Corporate pension age ‘to rise to 65’

The government will raise the eligibility age for a corporate, defined contribution pension plan from the current 60 to 65, chiefly in response to an increase in the number of employees working past the standard retirement age of 60, sources said.

Should the eligibility age be raised for the plan–a Japanese version of the U.S. 401K corporate pension plan–the accumulation period for financial contributions would be extended, thereby increasing the amount that pensioners could receive during retirement.

To raise the eligibility age, the government will submit a bill to revise the Defined Contribution Pension Law during the ongoing ordinary Diet session, according to the sources.

There has been an increase in companies that employ workers past 60, by extending the retirement age ceiling or rehiring retired employees.

The trend is attributable to the fiscal 2006 enactment of the revised Older Persons’ Employment Stabilization Law, which requires companies to extend, in stages, the employment age of workers up to 65.

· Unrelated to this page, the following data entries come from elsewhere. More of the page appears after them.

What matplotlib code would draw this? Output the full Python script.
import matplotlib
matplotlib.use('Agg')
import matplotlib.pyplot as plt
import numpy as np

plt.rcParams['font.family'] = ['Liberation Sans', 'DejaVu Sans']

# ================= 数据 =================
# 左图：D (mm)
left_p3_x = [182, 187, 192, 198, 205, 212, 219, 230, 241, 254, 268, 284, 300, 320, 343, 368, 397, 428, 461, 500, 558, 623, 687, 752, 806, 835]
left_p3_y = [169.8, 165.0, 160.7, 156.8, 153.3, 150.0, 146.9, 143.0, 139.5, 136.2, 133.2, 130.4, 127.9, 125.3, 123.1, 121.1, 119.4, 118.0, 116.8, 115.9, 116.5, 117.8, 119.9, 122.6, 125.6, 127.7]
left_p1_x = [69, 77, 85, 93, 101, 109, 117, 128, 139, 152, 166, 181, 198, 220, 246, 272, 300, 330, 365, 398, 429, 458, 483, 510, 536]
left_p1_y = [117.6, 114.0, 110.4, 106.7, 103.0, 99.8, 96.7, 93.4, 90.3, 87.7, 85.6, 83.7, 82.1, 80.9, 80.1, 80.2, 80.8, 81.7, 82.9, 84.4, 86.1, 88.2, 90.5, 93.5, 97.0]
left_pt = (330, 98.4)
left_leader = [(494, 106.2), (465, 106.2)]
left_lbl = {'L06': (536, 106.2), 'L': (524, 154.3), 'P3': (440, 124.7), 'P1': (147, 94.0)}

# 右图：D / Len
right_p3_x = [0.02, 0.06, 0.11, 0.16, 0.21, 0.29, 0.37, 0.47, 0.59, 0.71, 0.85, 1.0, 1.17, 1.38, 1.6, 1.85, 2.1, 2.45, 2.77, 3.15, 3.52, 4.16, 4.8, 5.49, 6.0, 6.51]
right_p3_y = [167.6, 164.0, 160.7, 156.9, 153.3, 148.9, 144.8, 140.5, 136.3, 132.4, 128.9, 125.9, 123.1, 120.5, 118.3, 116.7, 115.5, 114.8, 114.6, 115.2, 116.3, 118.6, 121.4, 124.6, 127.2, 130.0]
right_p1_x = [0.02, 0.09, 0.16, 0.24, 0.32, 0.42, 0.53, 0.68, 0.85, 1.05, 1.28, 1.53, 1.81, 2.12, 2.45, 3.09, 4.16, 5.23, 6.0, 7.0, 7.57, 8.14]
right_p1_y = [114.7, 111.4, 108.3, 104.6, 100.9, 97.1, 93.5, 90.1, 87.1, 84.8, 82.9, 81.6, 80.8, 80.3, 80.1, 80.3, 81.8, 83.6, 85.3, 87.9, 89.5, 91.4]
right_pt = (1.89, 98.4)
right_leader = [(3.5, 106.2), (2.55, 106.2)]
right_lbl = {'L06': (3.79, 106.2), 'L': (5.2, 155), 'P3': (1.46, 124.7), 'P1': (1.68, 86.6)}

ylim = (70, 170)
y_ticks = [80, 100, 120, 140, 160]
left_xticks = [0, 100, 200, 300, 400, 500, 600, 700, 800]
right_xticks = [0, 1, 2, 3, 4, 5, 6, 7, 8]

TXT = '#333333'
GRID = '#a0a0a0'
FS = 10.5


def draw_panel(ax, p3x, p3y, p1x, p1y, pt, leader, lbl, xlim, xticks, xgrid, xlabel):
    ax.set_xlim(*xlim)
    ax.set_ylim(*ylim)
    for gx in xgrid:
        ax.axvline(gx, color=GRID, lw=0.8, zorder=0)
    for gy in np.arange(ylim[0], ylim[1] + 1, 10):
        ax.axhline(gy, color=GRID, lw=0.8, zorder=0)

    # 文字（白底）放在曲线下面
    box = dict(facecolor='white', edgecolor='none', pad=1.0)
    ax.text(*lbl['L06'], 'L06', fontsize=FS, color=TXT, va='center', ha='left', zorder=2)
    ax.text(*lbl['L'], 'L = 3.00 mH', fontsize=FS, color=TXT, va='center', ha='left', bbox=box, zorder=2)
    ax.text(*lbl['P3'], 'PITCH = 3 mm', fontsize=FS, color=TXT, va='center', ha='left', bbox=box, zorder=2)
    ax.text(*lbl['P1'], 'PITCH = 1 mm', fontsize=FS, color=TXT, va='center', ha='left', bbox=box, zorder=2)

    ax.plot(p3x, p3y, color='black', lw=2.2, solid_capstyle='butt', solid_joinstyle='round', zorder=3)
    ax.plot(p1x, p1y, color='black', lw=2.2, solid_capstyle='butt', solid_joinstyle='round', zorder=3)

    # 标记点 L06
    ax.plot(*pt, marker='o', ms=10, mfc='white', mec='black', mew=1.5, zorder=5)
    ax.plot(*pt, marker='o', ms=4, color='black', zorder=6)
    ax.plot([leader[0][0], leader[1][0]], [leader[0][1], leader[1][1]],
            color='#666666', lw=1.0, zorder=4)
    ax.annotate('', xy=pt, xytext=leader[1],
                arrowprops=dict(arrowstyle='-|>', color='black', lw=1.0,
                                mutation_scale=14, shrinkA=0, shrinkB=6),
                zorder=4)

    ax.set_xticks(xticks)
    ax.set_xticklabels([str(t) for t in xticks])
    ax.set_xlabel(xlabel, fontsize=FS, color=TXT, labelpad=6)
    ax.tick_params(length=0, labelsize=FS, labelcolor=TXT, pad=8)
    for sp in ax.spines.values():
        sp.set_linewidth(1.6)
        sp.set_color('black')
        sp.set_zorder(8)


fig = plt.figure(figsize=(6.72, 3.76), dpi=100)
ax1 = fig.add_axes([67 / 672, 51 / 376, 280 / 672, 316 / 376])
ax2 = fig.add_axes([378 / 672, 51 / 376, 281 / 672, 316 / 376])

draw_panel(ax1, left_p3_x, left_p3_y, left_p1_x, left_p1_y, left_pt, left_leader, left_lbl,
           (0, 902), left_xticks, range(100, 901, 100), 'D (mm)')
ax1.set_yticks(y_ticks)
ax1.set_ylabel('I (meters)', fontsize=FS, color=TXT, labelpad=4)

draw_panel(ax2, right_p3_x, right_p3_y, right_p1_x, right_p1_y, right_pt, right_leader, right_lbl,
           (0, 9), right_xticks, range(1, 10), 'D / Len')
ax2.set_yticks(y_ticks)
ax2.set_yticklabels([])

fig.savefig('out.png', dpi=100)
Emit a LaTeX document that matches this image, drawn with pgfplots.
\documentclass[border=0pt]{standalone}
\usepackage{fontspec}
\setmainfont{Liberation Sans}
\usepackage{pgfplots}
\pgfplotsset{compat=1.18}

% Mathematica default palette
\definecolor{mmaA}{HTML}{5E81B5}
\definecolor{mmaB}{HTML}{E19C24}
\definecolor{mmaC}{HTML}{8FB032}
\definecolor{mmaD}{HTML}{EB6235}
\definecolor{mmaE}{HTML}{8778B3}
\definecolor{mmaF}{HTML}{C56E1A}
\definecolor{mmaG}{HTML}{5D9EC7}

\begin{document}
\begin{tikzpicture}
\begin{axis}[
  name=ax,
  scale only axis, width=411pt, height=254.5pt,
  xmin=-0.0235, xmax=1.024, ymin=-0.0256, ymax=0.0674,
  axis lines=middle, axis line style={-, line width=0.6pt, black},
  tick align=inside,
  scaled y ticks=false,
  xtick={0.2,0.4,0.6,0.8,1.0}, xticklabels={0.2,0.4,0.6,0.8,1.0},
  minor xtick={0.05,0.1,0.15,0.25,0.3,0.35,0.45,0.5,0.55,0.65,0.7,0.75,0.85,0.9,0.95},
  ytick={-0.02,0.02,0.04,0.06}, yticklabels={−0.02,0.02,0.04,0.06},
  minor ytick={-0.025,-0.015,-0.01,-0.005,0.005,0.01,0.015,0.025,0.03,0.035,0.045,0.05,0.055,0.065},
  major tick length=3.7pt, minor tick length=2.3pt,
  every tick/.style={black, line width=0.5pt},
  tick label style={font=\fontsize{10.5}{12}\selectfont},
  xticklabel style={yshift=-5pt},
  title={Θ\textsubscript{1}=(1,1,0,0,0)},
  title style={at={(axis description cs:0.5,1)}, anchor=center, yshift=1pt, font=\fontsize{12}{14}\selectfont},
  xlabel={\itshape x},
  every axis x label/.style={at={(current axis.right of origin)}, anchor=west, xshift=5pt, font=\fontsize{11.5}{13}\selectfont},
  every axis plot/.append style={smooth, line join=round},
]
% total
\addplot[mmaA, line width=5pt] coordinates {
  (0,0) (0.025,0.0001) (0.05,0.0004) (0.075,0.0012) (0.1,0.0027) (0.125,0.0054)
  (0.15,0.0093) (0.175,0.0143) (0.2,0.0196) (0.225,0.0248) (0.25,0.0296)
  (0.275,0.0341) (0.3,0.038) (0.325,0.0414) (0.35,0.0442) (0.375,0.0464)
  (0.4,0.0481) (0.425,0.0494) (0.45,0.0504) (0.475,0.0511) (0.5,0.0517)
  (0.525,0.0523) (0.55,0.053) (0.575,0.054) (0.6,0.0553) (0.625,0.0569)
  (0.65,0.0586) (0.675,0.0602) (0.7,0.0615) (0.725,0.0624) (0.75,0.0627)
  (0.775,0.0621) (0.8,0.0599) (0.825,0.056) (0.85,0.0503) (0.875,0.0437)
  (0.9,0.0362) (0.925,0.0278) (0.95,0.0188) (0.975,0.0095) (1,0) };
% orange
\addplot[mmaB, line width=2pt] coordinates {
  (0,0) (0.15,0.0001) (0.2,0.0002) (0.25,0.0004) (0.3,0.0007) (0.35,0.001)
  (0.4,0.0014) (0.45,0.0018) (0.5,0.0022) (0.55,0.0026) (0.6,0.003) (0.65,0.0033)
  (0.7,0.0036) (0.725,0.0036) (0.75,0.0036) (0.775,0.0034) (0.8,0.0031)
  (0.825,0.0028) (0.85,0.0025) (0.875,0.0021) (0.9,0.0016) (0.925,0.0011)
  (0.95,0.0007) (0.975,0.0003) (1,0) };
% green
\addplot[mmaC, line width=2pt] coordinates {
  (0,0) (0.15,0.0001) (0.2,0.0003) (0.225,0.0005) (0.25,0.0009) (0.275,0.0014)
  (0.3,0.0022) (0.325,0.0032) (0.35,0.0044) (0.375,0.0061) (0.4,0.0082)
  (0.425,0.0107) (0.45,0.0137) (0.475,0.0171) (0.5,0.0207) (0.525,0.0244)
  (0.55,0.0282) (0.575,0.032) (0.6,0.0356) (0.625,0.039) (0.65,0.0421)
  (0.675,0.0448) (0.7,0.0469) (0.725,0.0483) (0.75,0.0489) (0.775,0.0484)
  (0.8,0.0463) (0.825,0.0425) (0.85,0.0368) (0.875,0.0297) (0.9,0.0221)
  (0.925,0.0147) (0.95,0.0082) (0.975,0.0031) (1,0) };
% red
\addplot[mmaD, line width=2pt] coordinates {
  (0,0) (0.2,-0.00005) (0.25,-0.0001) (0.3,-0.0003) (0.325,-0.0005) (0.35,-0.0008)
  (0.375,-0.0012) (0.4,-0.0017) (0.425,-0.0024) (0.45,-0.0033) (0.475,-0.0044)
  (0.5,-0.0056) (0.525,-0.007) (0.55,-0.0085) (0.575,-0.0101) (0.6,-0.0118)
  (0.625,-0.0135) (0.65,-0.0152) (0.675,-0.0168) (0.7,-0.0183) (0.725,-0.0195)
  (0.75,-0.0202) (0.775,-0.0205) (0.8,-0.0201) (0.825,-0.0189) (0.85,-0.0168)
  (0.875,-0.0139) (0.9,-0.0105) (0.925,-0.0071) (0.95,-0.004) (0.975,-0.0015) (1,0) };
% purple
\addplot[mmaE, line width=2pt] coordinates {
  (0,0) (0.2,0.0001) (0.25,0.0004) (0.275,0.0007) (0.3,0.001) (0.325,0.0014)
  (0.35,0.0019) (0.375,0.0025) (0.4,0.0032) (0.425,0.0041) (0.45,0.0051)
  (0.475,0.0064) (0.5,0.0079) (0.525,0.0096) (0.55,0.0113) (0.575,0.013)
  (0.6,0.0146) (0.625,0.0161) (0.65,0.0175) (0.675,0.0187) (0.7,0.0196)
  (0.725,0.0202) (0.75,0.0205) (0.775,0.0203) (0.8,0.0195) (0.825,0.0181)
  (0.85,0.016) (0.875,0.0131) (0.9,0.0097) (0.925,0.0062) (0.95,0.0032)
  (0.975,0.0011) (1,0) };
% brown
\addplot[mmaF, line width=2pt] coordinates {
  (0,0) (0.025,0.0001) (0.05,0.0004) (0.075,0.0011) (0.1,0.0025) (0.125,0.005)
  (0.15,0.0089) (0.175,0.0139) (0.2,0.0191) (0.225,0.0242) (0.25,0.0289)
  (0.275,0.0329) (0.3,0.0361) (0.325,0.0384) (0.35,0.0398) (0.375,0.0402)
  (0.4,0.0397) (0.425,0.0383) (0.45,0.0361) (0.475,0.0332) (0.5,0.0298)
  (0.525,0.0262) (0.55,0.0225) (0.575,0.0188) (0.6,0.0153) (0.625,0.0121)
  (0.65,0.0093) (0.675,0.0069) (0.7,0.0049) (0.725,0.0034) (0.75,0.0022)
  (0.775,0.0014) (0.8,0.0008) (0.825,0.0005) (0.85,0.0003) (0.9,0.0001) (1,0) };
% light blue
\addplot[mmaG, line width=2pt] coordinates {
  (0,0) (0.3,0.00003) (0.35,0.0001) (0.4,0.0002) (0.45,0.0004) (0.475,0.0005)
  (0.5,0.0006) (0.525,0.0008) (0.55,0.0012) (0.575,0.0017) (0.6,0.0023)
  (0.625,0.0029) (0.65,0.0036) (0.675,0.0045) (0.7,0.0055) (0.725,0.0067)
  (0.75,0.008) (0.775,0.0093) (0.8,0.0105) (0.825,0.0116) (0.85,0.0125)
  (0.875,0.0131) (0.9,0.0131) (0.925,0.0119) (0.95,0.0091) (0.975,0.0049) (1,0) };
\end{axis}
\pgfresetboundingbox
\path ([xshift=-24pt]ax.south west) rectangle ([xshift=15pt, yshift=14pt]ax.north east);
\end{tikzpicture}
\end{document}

However, under the current corporate pension plan, employees who turn 60 must leave the plan. This has prompted calls to raise the eligibility age for making financial contributions to 65.

The government plans to implement the age hike in April 2012. The qualified retirement annuity system, which has been adopted mainly by small and midsize companies, is to be abolished at the end of March the same year, making it necessary to improve the corporate pension plan to accept those workers covered by the system.

The revised plan also will make it possible for workers themselves to financially contribute to the plan. Under the current system, only companies can contribute.